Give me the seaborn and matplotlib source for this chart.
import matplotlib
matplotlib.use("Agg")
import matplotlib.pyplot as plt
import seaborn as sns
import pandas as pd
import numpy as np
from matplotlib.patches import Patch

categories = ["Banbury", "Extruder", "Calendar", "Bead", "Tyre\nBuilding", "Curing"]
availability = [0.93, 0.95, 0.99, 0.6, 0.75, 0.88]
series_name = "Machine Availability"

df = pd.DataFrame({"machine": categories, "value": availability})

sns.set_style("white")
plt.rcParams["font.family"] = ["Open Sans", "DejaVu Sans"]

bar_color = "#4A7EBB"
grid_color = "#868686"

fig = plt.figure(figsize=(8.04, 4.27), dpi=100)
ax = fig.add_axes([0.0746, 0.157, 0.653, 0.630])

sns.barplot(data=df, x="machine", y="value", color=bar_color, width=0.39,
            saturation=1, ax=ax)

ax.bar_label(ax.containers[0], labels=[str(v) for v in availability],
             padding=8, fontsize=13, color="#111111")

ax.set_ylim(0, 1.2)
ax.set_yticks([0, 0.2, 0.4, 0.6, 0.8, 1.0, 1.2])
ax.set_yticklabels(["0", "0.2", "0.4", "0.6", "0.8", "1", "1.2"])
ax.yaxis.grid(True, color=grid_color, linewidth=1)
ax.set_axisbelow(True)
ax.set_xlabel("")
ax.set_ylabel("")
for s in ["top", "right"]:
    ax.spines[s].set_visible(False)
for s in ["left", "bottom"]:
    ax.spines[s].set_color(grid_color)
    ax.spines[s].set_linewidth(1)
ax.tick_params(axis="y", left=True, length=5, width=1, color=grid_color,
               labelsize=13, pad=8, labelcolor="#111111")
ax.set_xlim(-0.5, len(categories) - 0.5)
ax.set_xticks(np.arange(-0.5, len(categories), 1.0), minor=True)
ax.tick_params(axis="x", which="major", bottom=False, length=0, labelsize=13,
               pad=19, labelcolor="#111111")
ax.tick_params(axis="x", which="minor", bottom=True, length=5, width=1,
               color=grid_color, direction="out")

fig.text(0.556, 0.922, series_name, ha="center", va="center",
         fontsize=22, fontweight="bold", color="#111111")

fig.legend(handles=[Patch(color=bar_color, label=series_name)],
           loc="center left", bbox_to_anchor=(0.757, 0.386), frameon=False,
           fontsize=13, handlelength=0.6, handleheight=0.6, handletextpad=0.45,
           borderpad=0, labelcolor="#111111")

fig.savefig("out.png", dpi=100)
◆ ◆ ◆ ◆ ◆
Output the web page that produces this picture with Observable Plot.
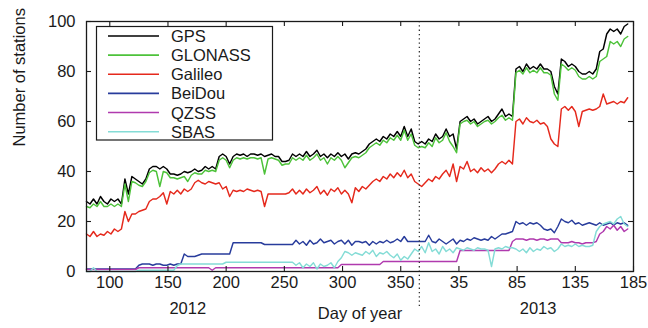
◆ ◆ ◆ ◆ ◆
■ **Task**
Only the lines from the one bearing "Give me the" through the one bearing "ax = fig.add_axes([0.0746, 0.157, 0.653, 0.630])" should be repeated, exactly as given.

■ **Answer for this exercise**
Give me the seaborn and matplotlib source for this chart.
import matplotlib
matplotlib.use("Agg")
import matplotlib.pyplot as plt
import seaborn as sns
import pandas as pd
import numpy as np
from matplotlib.patches import Patch

categories = ["Banbury", "Extruder", "Calendar", "Bead", "Tyre\nBuilding", "Curing"]
availability = [0.93, 0.95, 0.99, 0.6, 0.75, 0.88]
series_name = "Machine Availability"

df = pd.DataFrame({"machine": categories, "value": availability})

sns.set_style("white")
plt.rcParams["font.family"] = ["Open Sans", "DejaVu Sans"]

bar_color = "#4A7EBB"
grid_color = "#868686"

fig = plt.figure(figsize=(8.04, 4.27), dpi=100)
ax = fig.add_axes([0.0746, 0.157, 0.653, 0.630])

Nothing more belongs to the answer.